Although the conventional block write circuit 102 typically increases the time required for performing block write operations, the circuit performs satisfactorily in most conventional SGRAMs. As the speed of microprocessors and bandwidths of memory devices steadily increase, however, the time for performing block write operations becomes more critical. In addition, the column masking performed by the conventional block write circuit 102 may be difficult to implement in many new memory devices, such as packetized DRAMs and Embedded DRAMs, having very wide internal data paths. The internal data path includes the input/output lines I/O, and a wide internal data path accordingly includes more such lines. With a wide internal data path, the number of input/output lines I/O associated with each array increases and the number of column select signals CSEL associated with each array typically decreases. The number of column select lines decreases because for each column select signal CSEL more data is transferred out of the array on the input/output lines I/O. For example, in an array where each row includes 128 columns and 64 input/output lines (i e., a 64-bit internal data bus) are associated with the array, only two column select lines CSEL are required, one to transfer the data stored in the memory cells in the first 64 columns onto the respective input/output lines, and a second column select signal to do the same for the data stored in the second 64 columns. As the number of column select signals CSEL decreases, the approach illustrated in FIG. 2 for performing column masking during block write operations may be difficult to implement since the column mask decoder 108 no longer applies separate column select signals CSEL to each column select transistor.

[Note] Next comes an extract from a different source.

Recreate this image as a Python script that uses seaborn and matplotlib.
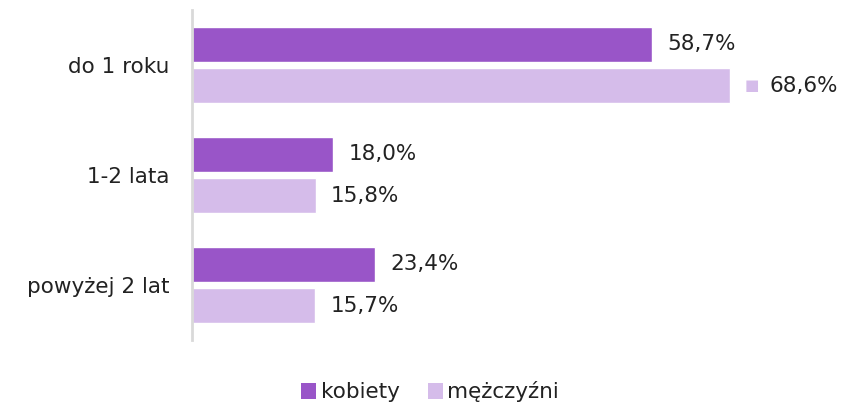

For example, in the array described above having 128 columns of memory cells and 64 associated input/output lines, the column select transistors associated with the first 64 columns have their gates coupled together to receive the first column select signal. In this situation, individual column select transistors cannot be separately activated since their respective gates are coupled together.
There is a need for a block write circuit in a memory device having a wide internal data path that decreases the time required for performing block write operations and performs column masking of bits within each block.